Another minor issue is that the algorithm waits until every thread has finished, meaning we are as fast as the slowest thread. However, we can do better than this. If a solution finder task fails to find a new starting solution, then this means all Pareto points have been found. The other solution finder tasks are either trying to find a new starting solution (in which case, they will fail like the first task), or they are climbing up to a Pareto point (which will be a duplicate, since no new Pareto points exist). Therefore, we can cancel the other solution finder tasks.
The final issue is much more open-ended. Our group has noticed that, even with our dramatic improvements, there is still a lot of wasted work. Reducing this wasted work could improve OGIA even more.

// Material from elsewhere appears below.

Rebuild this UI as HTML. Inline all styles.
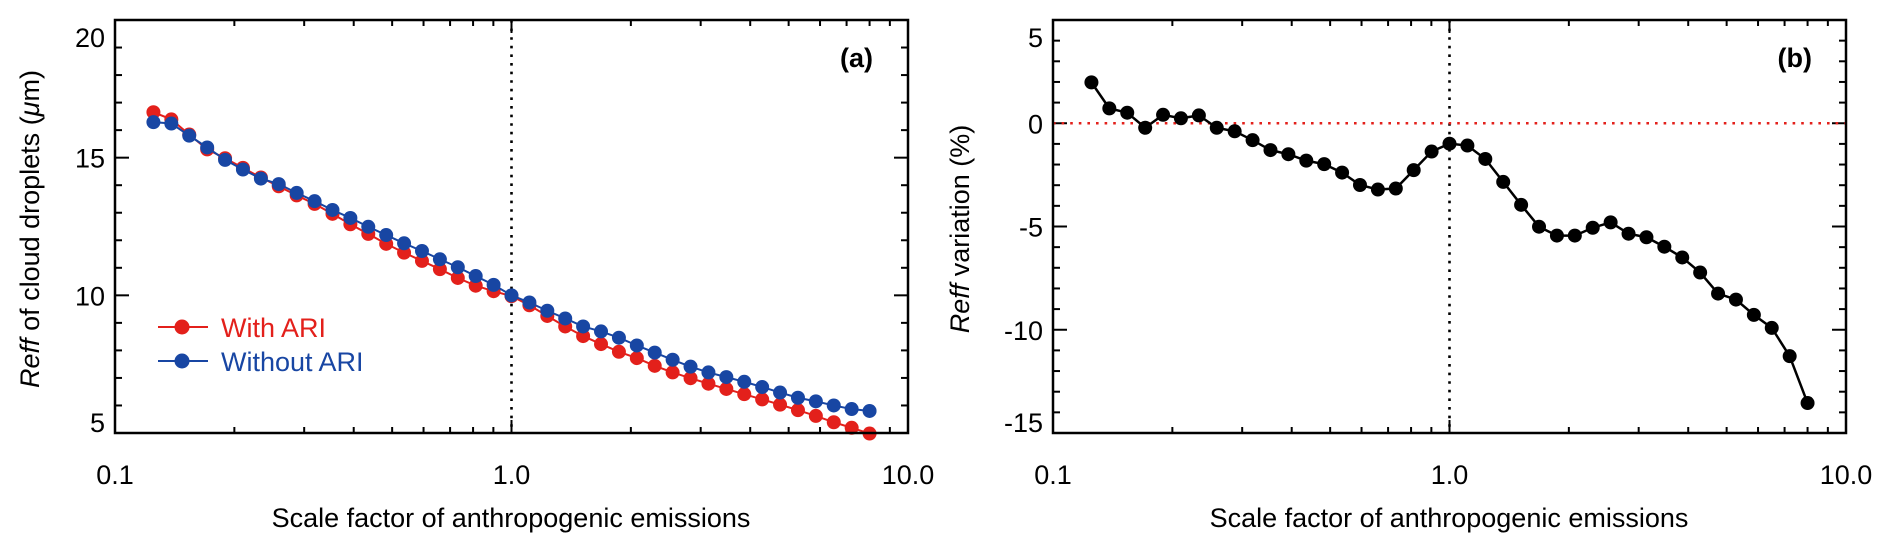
<!DOCTYPE html>
<html><head><meta charset="utf-8"><style>
html,body{margin:0;padding:0;background:#fff;}
svg{display:block;font-family:"Liberation Sans",Arial,sans-serif;}
</style></head><body>
<svg id="fig" width="1892" height="552" viewBox="0 0 1892 552" xmlns="http://www.w3.org/2000/svg"></svg>
<script>
const xValues=[0.125,0.1387,0.1539,0.1708,0.1895,0.2102,0.2333,0.2588,0.2872,0.3187,0.3536,0.3923,0.4353,0.4830,0.5359,0.5946,0.6598,0.7321,0.8123,0.9013,1.0,1.1096,1.2311,1.3660,1.5157,1.6818,1.8661,2.0705,2.2974,2.5491,2.8284,3.1383,3.4822,3.8637,4.2871,4.7568,5.2780,5.8563,6.4980,7.2100,8.0];
const withARI=[16.65,16.39,15.84,15.30,14.98,14.63,14.28,13.96,13.63,13.32,12.96,12.58,12.23,11.87,11.55,11.25,10.95,10.63,10.35,10.15,9.97,9.64,9.25,8.87,8.52,8.23,7.95,7.72,7.44,7.20,6.99,6.79,6.60,6.41,6.22,6.03,5.83,5.62,5.39,5.19,4.98];
const withoutARI=[16.29,16.24,15.80,15.37,14.92,14.57,14.24,14.04,13.72,13.42,13.10,12.81,12.49,12.19,11.89,11.61,11.31,11.02,10.70,10.38,10.0,9.74,9.44,9.16,8.87,8.69,8.46,8.18,7.92,7.66,7.41,7.20,7.03,6.86,6.67,6.47,6.28,6.15,6.00,5.87,5.80];
const variation=[1.98,0.72,0.51,-0.22,0.41,0.24,0.38,-0.22,-0.39,-0.82,-1.30,-1.50,-1.81,-1.98,-2.39,-2.99,-3.21,-3.16,-2.27,-1.37,-0.99,-1.08,-1.73,-2.84,-3.95,-5.01,-5.44,-5.44,-5.06,-4.80,-5.35,-5.52,-5.98,-6.50,-7.23,-8.25,-8.54,-9.28,-9.91,-11.28,-13.55];
const xTickLabels=["0.1","1.0","10.0"];
const xTickVals=[0.1,1,10];
const yTicksA=[5,10,15,20];
const yTicksB=[-15,-10,-5,0,5];

const NS="http://www.w3.org/2000/svg";
const svg=document.getElementById('fig');
function mk(tag,attrs,parent){const e=document.createElementNS(NS,tag);for(const k in attrs)e.setAttribute(k,attrs[k]);(parent||svg).appendChild(e);return e;}
const FS=27;

function panel(opts){
  const {L,R,T,B,ymin,ymax,yTicks,name}=opts;
  const g=mk('g',{});
  
  
  const xs=v=>L+(Math.log10(v)+1)/2*(R-L);
  const ys=v=>B-(v-ymin)/(ymax-ymin)*(B-T);
  for(let d=0.1;d<5;d*=10){for(let m=2;m<=9;m++){const x=xs(d*m);
    const t1=mk('line',{x1:x,x2:x,y1:B,y2:B-6,stroke:'#000','stroke-width':2},g);
    
    const t2=mk('line',{x1:x,x2:x,y1:T,y2:T+6,stroke:'#000','stroke-width':2},g);
    }}
  xTickVals.forEach((v,i)=>{const x=xs(v);
    mk('line',{x1:x,x2:x,y1:B,y2:B-13,stroke:'#000','stroke-width':2},g);
    mk('line',{x1:x,x2:x,y1:T,y2:T+13,stroke:'#000','stroke-width':2},g);
    const t=mk('text',{x:x,y:484,'font-size':FS,'text-anchor':'middle'},g);
    t.textContent=xTickLabels[i];
    
  });
  for(let v=ymin;v<=ymax;v++){const y=ys(v);const major=yTicks.includes(v);const len=major?14:7;
    mk('line',{x1:L,x2:L+len,y1:y,y2:y,stroke:'#000','stroke-width':2},g);
    mk('line',{x1:R,x2:R-len,y1:y,y2:y,stroke:'#000','stroke-width':2},g);}
  yTicks.forEach(v=>{let y=ys(v)+10;
    if(v===ymax) y=ys(v)+27; if(v===ymin) y=ys(v)-1;
    const t=mk('text',{x:L-10,y:y,'font-size':FS,'text-anchor':'end'},g);
    t.textContent=String(v);
    });
  const dl=mk('line',{x1:xs(1),x2:xs(1),y1:T,y2:B,stroke:'#000','stroke-width':2.6,'stroke-dasharray':'2.6 6'},g);
  
  return {g,xs,ys};
}

function series(p,vals,color,name,lw,r){
  const pts=vals.map((v,i)=>p.xs(xValues[i])+','+p.ys(v)).join(' ');
  const pl=mk('polyline',{points:pts,fill:'none',stroke:color,'stroke-width':lw},p.g);
  
  vals.forEach((v,i)=>{const c=mk('circle',{cx:p.xs(xValues[i]),cy:p.ys(v),r:r,fill:color},p.g);
    });
}

const pa=panel({L:115,R:908,T:20,B:433,ymin:5,ymax:20,yTicks:yTicksA,name:'panel-a'});
series(pa,withARI,'#e3201b','with-ari',2,7);
series(pa,withoutARI,'#1846a3','without-ari',2,7);
mk('rect',{x:115,y:20,width:793,height:413,fill:'none',stroke:'#000','stroke-width':2.5},pa.g);
mk('line',{x1:158,x2:208,y1:327,y2:327,stroke:'#e3201b','stroke-width':2},pa.g);
mk('circle',{cx:182,cy:327,r:7.5,fill:'#e3201b'},pa.g);
let t=mk('text',{x:221,y:337,'font-size':FS,fill:'#e3201b'},pa.g);t.textContent='With ARI';

mk('line',{x1:158,x2:208,y1:361,y2:361,stroke:'#1846a3','stroke-width':2},pa.g);
mk('circle',{cx:182,cy:361,r:7.5,fill:'#1846a3'},pa.g);
t=mk('text',{x:221,y:371,'font-size':FS,fill:'#1846a3'},pa.g);t.textContent='Without ARI';

t=mk('text',{x:873,y:67,'font-size':FS,'font-weight':'bold','text-anchor':'end'},pa.g);t.textContent='(a)';

t=mk('text',{x:511,y:527,'font-size':FS,'text-anchor':'middle'},pa.g);t.textContent='Scale factor of anthropogenic emissions';

t=mk('text',{transform:'translate(39,229) rotate(-90)','font-size':FS,'text-anchor':'middle'},pa.g);
t.innerHTML='<tspan font-style="italic">Reff</tspan> of cloud droplets (<tspan font-style="italic">μ</tspan>m)';


const pb=panel({L:1053,R:1846,T:20,B:433,ymin:-15,ymax:5,yTicks:yTicksB,name:'panel-b'});
const zl=mk('line',{x1:1053,x2:1846,y1:pb.ys(0),y2:pb.ys(0),stroke:'#e3201b','stroke-width':2.6,'stroke-dasharray':'2.6 6'},pb.g);

series(pb,variation,'#000','variation',2.5,7);
mk('rect',{x:1053,y:20,width:793,height:413,fill:'none',stroke:'#000','stroke-width':2.5},pb.g);
t=mk('text',{x:1812,y:67,'font-size':FS,'font-weight':'bold','text-anchor':'end'},pb.g);t.textContent='(b)';

t=mk('text',{x:1449,y:527,'font-size':FS,'text-anchor':'middle'},pb.g);t.textContent='Scale factor of anthropogenic emissions';

t=mk('text',{transform:'translate(969,229) rotate(-90)','font-size':FS,'text-anchor':'middle'},pb.g);
t.innerHTML='<tspan font-style="italic">Reff</tspan> variation (%)';

</script>
</body></html>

One idea we want to explore is how we handle the global exclusion constraints. Currently, these constraints are based on the set of (known) Pareto points. We suspect that since it can take a long time before Pareto points are found, the global exclusion constraints are not updated frequently enough. This leads to other tasks using “stale” information and performing duplicate work. If the global exclusion constraints were based on non-optimal solutions, they would be updated more frequently, and other threads would have “fresher” information.
In this post, I described the overlapping guided improvement algorithm, highlighted some of its implementation details, and discussed some of the open issues our group will be addressing in the future.
In the next part, I will be discussing our other multi-threaded approach, the partitioned guided improvement algorithm. It lets us eliminate all the duplicate work we had with OGIA, but the price is a far more complicated algorithm.
I would like to thank Chris Kleynhans, Zameer Manji, and Arjun Sondhi for proofreading this post.
^ Loosely put, a thread is a portion of a program that can be executed concurrently with other portions of the program. On a multi-core processor, each core can execute a separate thread simultaneously. In contrast, a single-core processor must switch between the different threads. With a multi-threaded approach, we can run portions of the program in parallel.
^ There will be some overhead when we check for duplicates. However, this is a very cheap operation.
^ Recall that multiple solutions may exist at the same Pareto point. The magnifier task examines a Pareto point and yields all the solutions at that point.
^ The solution deduplicator is backed by a hash table, which means adding solutions and checking for duplicates is extremely cheap.
^ Recall that in GIA, when a Pareto point is found, the exclusion constraints are updated so that new starting solutions are not dominated by the existing Pareto points. We do the same thing here, except that the exclusion constraints are based on all Pareto points found, not just the ones found by the current thread.
^ When a thread is finished its task, it will check the queue for a new task. As a result, magnifier tasks are deferred until all Pareto points have been found.
^ IGIA had very little improvement over GIA for the 9-queens problems, so we never attempted this case.
^ Recall the argument for GIA: the starting solution must not be dominated by any existing Pareto point. If we cannot find such a solution, then all solutions are either Pareto points or dominated by existing Pareto points.